● Short problem
Write every line out verbatim and omit the pictures.

● Information supplied
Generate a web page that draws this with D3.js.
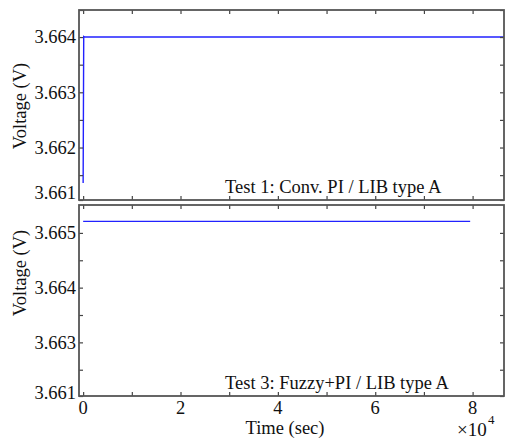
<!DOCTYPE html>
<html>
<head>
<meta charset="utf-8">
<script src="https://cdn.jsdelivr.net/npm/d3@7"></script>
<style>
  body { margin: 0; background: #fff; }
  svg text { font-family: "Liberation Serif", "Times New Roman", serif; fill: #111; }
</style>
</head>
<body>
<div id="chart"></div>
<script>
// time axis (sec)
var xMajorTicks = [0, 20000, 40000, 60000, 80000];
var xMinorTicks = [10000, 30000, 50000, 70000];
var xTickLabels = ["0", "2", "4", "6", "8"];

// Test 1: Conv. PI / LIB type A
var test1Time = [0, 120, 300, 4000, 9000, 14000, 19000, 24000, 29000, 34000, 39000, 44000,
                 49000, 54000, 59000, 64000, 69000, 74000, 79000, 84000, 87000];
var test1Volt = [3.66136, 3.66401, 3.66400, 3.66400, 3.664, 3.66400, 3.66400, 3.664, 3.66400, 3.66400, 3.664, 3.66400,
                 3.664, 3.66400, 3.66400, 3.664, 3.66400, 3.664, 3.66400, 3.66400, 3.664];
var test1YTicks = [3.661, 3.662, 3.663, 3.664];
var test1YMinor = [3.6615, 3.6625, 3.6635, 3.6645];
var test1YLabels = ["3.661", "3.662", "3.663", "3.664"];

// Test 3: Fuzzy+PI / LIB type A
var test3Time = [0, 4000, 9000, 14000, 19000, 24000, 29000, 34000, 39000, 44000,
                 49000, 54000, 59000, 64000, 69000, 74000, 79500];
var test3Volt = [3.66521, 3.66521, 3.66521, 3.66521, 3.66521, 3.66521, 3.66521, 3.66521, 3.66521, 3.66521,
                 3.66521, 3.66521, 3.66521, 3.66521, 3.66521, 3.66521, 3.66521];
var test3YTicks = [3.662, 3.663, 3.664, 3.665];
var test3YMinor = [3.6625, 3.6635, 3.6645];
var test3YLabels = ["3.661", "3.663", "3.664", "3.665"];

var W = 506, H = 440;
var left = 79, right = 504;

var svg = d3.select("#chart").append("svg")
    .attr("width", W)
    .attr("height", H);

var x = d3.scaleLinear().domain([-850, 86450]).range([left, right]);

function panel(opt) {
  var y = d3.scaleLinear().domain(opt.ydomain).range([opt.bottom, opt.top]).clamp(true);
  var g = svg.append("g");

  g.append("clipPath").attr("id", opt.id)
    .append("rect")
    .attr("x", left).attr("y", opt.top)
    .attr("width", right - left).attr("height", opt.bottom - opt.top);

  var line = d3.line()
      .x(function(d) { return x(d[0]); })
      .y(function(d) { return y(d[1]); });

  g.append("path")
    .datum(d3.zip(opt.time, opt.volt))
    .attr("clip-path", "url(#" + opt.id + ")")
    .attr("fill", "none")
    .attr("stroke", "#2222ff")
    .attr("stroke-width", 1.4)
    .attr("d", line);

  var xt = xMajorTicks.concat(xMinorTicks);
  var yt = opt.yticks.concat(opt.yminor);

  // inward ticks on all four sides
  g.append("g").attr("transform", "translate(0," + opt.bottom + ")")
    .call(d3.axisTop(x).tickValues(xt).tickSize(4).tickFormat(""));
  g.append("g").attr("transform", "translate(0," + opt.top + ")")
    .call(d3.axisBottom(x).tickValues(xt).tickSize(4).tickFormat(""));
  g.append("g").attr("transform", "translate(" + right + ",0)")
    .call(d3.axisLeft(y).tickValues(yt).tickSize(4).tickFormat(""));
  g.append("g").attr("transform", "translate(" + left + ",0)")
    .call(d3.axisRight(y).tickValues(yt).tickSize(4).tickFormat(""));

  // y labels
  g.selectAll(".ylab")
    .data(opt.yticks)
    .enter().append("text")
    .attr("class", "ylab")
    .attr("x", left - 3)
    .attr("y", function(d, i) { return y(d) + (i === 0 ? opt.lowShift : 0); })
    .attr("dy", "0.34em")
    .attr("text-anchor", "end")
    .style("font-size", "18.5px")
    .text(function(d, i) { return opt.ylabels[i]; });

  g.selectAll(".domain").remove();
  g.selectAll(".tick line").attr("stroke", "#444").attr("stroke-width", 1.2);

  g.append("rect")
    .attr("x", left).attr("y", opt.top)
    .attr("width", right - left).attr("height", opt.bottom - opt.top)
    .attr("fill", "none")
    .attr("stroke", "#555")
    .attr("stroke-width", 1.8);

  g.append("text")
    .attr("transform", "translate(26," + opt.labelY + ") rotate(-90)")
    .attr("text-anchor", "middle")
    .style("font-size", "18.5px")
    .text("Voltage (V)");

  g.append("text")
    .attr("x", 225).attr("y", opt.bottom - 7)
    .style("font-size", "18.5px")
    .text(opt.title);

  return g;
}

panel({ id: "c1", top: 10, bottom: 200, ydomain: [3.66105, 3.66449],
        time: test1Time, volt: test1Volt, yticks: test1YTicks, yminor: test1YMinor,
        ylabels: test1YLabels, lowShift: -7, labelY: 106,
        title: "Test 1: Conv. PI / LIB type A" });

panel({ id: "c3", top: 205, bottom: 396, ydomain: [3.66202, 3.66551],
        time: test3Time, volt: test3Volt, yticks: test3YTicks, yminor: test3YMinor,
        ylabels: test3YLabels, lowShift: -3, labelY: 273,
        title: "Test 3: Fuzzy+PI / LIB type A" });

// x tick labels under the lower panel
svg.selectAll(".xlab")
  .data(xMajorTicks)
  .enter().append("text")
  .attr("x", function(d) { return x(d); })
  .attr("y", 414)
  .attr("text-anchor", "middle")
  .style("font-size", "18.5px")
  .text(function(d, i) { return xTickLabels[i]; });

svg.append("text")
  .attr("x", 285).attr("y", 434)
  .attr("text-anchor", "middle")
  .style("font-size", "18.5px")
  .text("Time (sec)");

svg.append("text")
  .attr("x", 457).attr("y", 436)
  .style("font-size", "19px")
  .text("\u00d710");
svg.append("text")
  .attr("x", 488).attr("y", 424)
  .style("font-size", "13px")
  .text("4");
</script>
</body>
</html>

● Expected output
Generate a web page that draws this with D3.js.
<!DOCTYPE html>
<html>
<head>
<meta charset="utf-8">
<script src="https://cdn.jsdelivr.net/npm/d3@7"></script>
<style>
  body { margin: 0; background: #fff; }
  svg text { font-family: "Liberation Serif", "Times New Roman", serif; fill: #111; }
</style>
</head>
<body>
<div id="chart"></div>
<script>
// time axis (sec)
var xMajorTicks = [0, 20000, 40000, 60000, 80000];
var xMinorTicks = [10000, 30000, 50000, 70000];
var xTickLabels = ["0", "2", "4", "6", "8"];

// Test 1: Conv. PI / LIB type A
var test1Time = [0, 120, 300, 4000, 9000, 14000, 19000, 24000, 29000, 34000, 39000, 44000,
                 49000, 54000, 59000, 64000, 69000, 74000, 79000, 84000, 87000];
var test1Volt = [3.66136, 3.66401, 3.66400, 3.66400, 3.664, 3.66400, 3.66400, 3.664, 3.66400, 3.66400, 3.664, 3.66400,
                 3.664, 3.66400, 3.66400, 3.664, 3.66400, 3.664, 3.66400, 3.66400, 3.664];
var test1YTicks = [3.661, 3.662, 3.663, 3.664];
var test1YMinor = [3.6615, 3.6625, 3.6635, 3.6645];
var test1YLabels = ["3.661", "3.662", "3.663", "3.664"];

// Test 3: Fuzzy+PI / LIB type A
var test3Time = [0, 4000, 9000, 14000, 19000, 24000, 29000, 34000, 39000, 44000,
                 49000, 54000, 59000, 64000, 69000, 74000, 79500];
var test3Volt = [3.66521, 3.66521, 3.66521, 3.66521, 3.66521, 3.66521, 3.66521, 3.66521, 3.66521, 3.66521,
                 3.66521, 3.66521, 3.66521, 3.66521, 3.66521, 3.66521, 3.66521];
var test3YTicks = [3.662, 3.663, 3.664, 3.665];
var test3YMinor = [3.6625, 3.6635, 3.6645];
var test3YLabels = ["3.661", "3.663", "3.664", "3.665"];

var W = 506, H = 440;
var left = 79, right = 504;

var svg = d3.select("#chart").append("svg")
    .attr("width", W)
    .attr("height", H);

var x = d3.scaleLinear().domain([-850, 86450]).range([left, right]);

function panel(opt) {
  var y = d3.scaleLinear().domain(opt.ydomain).range([opt.bottom, opt.top]).clamp(true);
  var g = svg.append("g");

  g.append("clipPath").attr("id", opt.id)
    .append("rect")
    .attr("x", left).attr("y", opt.top)
    .attr("width", right - left).attr("height", opt.bottom - opt.top);

  var line = d3.line()
      .x(function(d) { return x(d[0]); })
      .y(function(d) { return y(d[1]); });

  g.append("path")
    .datum(d3.zip(opt.time, opt.volt))
    .attr("clip-path", "url(#" + opt.id + ")")
    .attr("fill", "none")
    .attr("stroke", "#2222ff")
    .attr("stroke-width", 1.4)
    .attr("d", line);

  var xt = xMajorTicks.concat(xMinorTicks);
  var yt = opt.yticks.concat(opt.yminor);

  // inward ticks on all four sides
  g.append("g").attr("transform", "translate(0," + opt.bottom + ")")
    .call(d3.axisTop(x).tickValues(xt).tickSize(4).tickFormat(""));
  g.append("g").attr("transform", "translate(0," + opt.top + ")")
    .call(d3.axisBottom(x).tickValues(xt).tickSize(4).tickFormat(""));
  g.append("g").attr("transform", "translate(" + right + ",0)")
    .call(d3.axisLeft(y).tickValues(yt).tickSize(4).tickFormat(""));
  g.append("g").attr("transform", "translate(" + left + ",0)")
    .call(d3.axisRight(y).tickValues(yt).tickSize(4).tickFormat(""));

  // y labels
  g.selectAll(".ylab")
    .data(opt.yticks)
    .enter().append("text")
    .attr("class", "ylab")
    .attr("x", left - 3)
    .attr("y", function(d, i) { return y(d) + (i === 0 ? opt.lowShift : 0); })
    .attr("dy", "0.34em")
    .attr("text-anchor", "end")
    .style("font-size", "18.5px")
    .text(function(d, i) { return opt.ylabels[i]; });

  g.selectAll(".domain").remove();
  g.selectAll(".tick line").attr("stroke", "#444").attr("stroke-width", 1.2);

  g.append("rect")
    .attr("x", left).attr("y", opt.top)
    .attr("width", right - left).attr("height", opt.bottom - opt.top)
    .attr("fill", "none")
    .attr("stroke", "#555")
    .attr("stroke-width", 1.8);

  g.append("text")
    .attr("transform", "translate(26," + opt.labelY + ") rotate(-90)")
    .attr("text-anchor", "middle")
    .style("font-size", "18.5px")
    .text("Voltage (V)");

  g.append("text")
    .attr("x", 225).attr("y", opt.bottom - 7)
    .style("font-size", "18.5px")
    .text(opt.title);

  return g;
}

panel({ id: "c1", top: 10, bottom: 200, ydomain: [3.66105, 3.66449],
        time: test1Time, volt: test1Volt, yticks: test1YTicks, yminor: test1YMinor,
        ylabels: test1YLabels, lowShift: -7, labelY: 106,
        title: "Test 1: Conv. PI / LIB type A" });

panel({ id: "c3", top: 205, bottom: 396, ydomain: [3.66202, 3.66551],
        time: test3Time, volt: test3Volt, yticks: test3YTicks, yminor: test3YMinor,
        ylabels: test3YLabels, lowShift: -3, labelY: 273,
        title: "Test 3: Fuzzy+PI / LIB type A" });

// x tick labels under the lower panel
svg.selectAll(".xlab")
  .data(xMajorTicks)
  .enter().append("text")
  .attr("x", function(d) { return x(d); })
  .attr("y", 414)
  .attr("text-anchor", "middle")
  .style("font-size", "18.5px")
  .text(function(d, i) { return xTickLabels[i]; });

svg.append("text")
  .attr("x", 285).attr("y", 434)
  .attr("text-anchor", "middle")
  .style("font-size", "18.5px")
  .text("Time (sec)");

svg.append("text")
  .attr("x", 457).attr("y", 436)
  .style("font-size", "19px")
  .text("\u00d710");
svg.append("text")
  .attr("x", 488).attr("y", 424)
  .style("font-size", "13px")
  .text("4");
</script>
</body>
</html>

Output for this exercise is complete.